The final chapter functions as something of an epilogue, exposing aspects of universities and their legacies present in the postapartheid era. Barnes's focus remains on UCT in this discussion as a product of both the colonial and apartheid state. This chapter introduces many topics for debate in the quest for a decolonised university, while drawing on ideas of knowledge and power, intersectionality, and feminist scholarship. In it, Barnes highlights issues such as campus spaces and architecture, as well as the #Rhodesmustfall movement, to interrogate the colonial and problematic racial roots and legacies of universities while also raising questions for further research and debate. These topics need further development and perhaps leave the reader with a lot of loose ends for a closing chapter. The introduction of these themes here does, however, give credence to Barnes's arguments regarding the deep-seated nature and varied manifestations of colonialism at UCT. The text unfortunately suffers from a number of typographical errors, but these aside it is a worthy contribution to the history of universities in South Africa, as well as being of possible interest to scholars of liberalism, political philosophy, biography, and the history of apartheid South Africa.
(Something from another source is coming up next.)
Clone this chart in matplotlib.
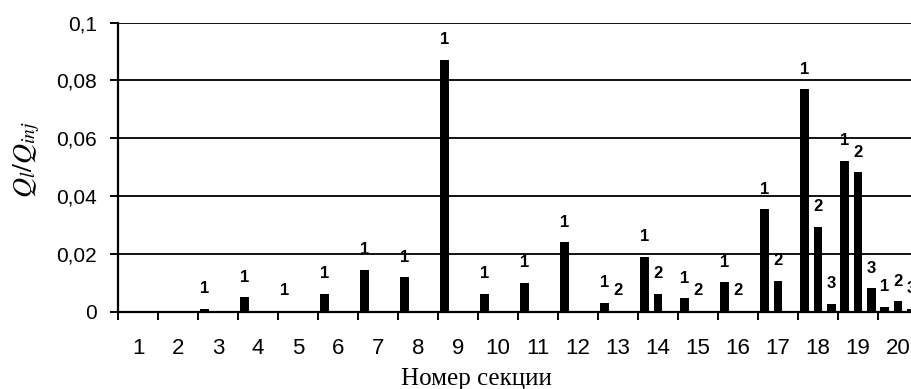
import numpy as np
import matplotlib
matplotlib.use("Agg")
import matplotlib.pyplot as plt

# section numbers and relative flow for series 1, 2, 3 (nan = no bar)
sections = list(range(1, 21))
nan = np.nan
series_1 = [nan, nan, 0.001, 0.005, 0.0004, 0.0061, 0.0144, 0.0119, 0.0871, 0.0061,
            0.010, 0.024, 0.0031, 0.019, 0.0046, 0.0102, 0.0354, 0.077, 0.0523, 0.0016]
series_2 = [nan, nan, nan, nan, nan, nan, nan, nan, nan, nan,
            nan, nan, 0.0004, 0.0061, 0.0004, 0.0004, 0.0107, 0.0294, 0.0482, 0.0036]
series_3 = [nan, nan, nan, nan, nan, nan, nan, nan, nan, nan,
            nan, nan, nan, nan, nan, nan, nan, 0.0027, 0.0081, 0.001]
series_names = ["1", "2", "3"]
y_ticks = [0, 0.02, 0.04, 0.06, 0.08, 0.1]
y_tick_labels = ["0", "0,02", "0,04", "0,06", "0,08", "0,1"]

plt.rcParams['mathtext.fontset'] = 'stix'

fig = plt.figure(figsize=(9.11, 3.89), dpi=100)
ax = fig.add_axes([118 / 911, 1 - 311.7 / 389, 800 / 911, 289 / 389])

x = np.array(sections, dtype=float)
offsets = [-1 / 3, 0, 1 / 3]
for name, vals, off in zip(series_names, [series_1, series_2, series_3], offsets):
    vals = np.array(vals)
    ok = ~np.isnan(vals)
    ax.bar(x[ok] + off, vals[ok], width=0.21, color='black', zorder=3)
    for xi, v in zip(x[ok] + off, vals[ok]):
        ax.annotate(name, (xi, v), xytext=(0, 14.5), textcoords='offset points',
                    ha='center', va='center', fontsize=12, family='Liberation Sans',
                    fontweight='bold')

ax.set_xlim(0.5, 20.5)
ax.set_ylim(0, 0.1)
ax.set_yticks(y_ticks)
ax.set_yticklabels(y_tick_labels, family='Liberation Sans', fontsize=15)
ax.yaxis.grid(True, color='#111111', linewidth=1.4, zorder=0)
ax.set_axisbelow(True)

# tick marks between sections, labels at section centres
ax.set_xticks(np.arange(0.5, 21, 1))
ax.set_xticklabels([])
ax.set_xticks(x, minor=True)
ax.set_xticklabels([str(s) for s in sections], minor=True,
                   family='Liberation Sans', fontsize=16)
ax.tick_params(axis='x', which='major', length=6, width=1.4, direction='out')
ax.tick_params(axis='x', which='minor', length=0, pad=19)
ax.tick_params(axis='y', length=6, width=1.4, pad=9)

for s in ['top', 'right']:
    ax.spines[s].set_visible(False)
for s in ['left', 'bottom']:
    ax.spines[s].set_linewidth(1.6)
    ax.spines[s].set_zorder(4)

fig.text(476 / 911, 1 - 379 / 389, "Номер секции", ha='center', va='center',
         family='Liberation Serif', fontsize=18)
fig.text(27 / 911, 1 - 160 / 389, r'$Q_l/Q_{inj}$', ha='center', va='center',
         rotation=90, fontsize=20)

fig.savefig("out.png", dpi=100)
Despite its brevity, the book certainly provides much food for thought for higher education policy makers and administrators, and scholars involved in decolonial endeavours.

References

1 The Joint Council Movement was an initiative of the South African Institute for Race Relations and encouraged nonpolitical multiracial discussion while the Labour Party was a political party that championed the interests of the white working class and opposed unregulated capitalism. The Bantu Education Commission on the other hand laid the foundation for the much-hated 1953 Bantu Education Act which officially segregated education, putting in place systems which provided Black children with an education designed to perpetuate their unequal socioeconomic and political position.